Photo by Liviu Florescu on Unsplash

Today we commemorate, along with the Church, Saint Paul the Apostle (5 A.D. - 64/65 A.D.), our Paulist community patron and namesake. In his own words, as written in his letter to the Galatians (1:11-2:10):

Now I want you to know, brothers, that the gospel preached by me is not of human origin. For I did not receive it from a human being, nor was I taught it, but it came through a revelation of Jesus Christ. For you heard of my former way of life in Judaism, how I persecuted the church of God beyond measure and tried to destroy it, and progressed in Judaism beyond many of my contemporaries among my race, since I was even more a zealot for my ancestral traditions. But when [God], who from my mother’s womb had set me apart and called me through his grace, was pleased to reveal his Son to me, so that I might proclaim him to the Gentiles, I did not immediately consult flesh and blood, nor did I go up to Jerusalem to those who were apostles before me; rather, I went into Arabia and then returned to Damascus. Then after three years I went up to Jerusalem to confer with Cephas and remained with him for fifteen days. But I did not see any other of the apostles, only James the brother of the Lord. (As to what I am writing to you, behold, before God, I am not lying.) Then I went into the regions of Syria and Cilicia. And I was unknown personally to the churches of Judea that are in Christ; they only kept hearing that “the one who once was persecuting us is now preaching the faith he once tried to destroy.” So they glorified God because of me.

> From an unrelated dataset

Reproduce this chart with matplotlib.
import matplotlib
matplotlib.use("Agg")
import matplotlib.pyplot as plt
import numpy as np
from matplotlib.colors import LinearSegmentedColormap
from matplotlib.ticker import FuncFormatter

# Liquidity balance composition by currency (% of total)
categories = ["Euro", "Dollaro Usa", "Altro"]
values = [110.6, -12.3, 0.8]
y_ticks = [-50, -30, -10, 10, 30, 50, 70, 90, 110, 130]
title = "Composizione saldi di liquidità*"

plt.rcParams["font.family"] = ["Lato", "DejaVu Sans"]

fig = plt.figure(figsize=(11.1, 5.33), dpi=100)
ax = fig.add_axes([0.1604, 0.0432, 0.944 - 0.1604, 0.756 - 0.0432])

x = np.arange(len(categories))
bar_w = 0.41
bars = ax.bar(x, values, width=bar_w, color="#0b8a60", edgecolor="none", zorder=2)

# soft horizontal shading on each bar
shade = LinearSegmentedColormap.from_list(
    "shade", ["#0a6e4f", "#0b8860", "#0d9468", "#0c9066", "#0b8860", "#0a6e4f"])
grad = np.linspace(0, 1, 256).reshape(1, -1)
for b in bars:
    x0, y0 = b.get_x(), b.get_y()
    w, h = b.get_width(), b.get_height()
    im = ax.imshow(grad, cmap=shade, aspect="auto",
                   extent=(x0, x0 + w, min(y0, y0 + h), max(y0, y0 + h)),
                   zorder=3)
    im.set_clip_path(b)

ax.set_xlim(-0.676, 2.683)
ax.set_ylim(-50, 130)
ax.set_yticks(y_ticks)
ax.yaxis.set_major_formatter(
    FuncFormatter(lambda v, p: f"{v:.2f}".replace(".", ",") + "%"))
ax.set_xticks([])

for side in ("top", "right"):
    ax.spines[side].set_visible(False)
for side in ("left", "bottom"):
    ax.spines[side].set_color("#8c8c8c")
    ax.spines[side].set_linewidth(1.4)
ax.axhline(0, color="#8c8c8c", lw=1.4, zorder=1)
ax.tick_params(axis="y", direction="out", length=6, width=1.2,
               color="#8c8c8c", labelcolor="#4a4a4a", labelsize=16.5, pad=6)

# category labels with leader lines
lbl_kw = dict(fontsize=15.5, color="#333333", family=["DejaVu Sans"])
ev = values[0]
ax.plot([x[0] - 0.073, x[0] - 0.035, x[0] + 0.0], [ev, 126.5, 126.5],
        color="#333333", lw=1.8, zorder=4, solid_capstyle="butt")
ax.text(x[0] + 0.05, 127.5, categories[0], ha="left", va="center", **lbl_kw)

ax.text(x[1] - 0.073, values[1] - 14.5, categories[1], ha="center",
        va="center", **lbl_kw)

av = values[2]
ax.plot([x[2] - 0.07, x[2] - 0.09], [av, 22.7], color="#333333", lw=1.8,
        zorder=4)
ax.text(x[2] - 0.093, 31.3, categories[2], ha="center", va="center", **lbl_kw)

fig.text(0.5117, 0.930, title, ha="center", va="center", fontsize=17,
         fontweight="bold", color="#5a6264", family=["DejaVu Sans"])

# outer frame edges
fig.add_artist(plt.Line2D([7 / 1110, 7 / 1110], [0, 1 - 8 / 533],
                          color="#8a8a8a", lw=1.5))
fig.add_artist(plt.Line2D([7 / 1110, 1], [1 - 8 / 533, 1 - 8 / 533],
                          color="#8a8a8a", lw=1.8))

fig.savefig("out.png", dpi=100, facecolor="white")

Then after fourteen years I again went up to Jerusalem with Barnabas, taking Titus along also. I went up in accord with a revelation, and I presented to them the gospel that I preach to the Gentiles—but privately to those of repute—so that I might not be running, or have run, in vain. Moreover, not even Titus, who was with me, although he was a Greek, was compelled to be circumcised, but because of the false brothers secretly brought in, who slipped in to spy on our freedom that we have in Christ Jesus, that they might enslave us—to them we did not submit even for a moment, so that the truth of the gospel might remain intact for you. But from those who were reputed to be important (what they once were makes no difference to me; God shows no partiality)—those of repute made me add nothing. On the contrary, when they saw that I had been entrusted with the gospel to the uncircumcised, just as Peter to the circumcised, for the one who worked in Peter for an apostolate to the circumcised worked also in me for the Gentiles, and when they recognized the grace bestowed upon me, James and Cephas and John, who were reputed to be pillars, gave me and Barnabas their right hands in partnership, that we should go to the Gentiles and they to the circumcised. Only, we were to be mindful of the poor, which is the very thing I was eager to do.

Today we ask for the intercession of Saint Paul the Apostle for our Paulist Community and the universal church.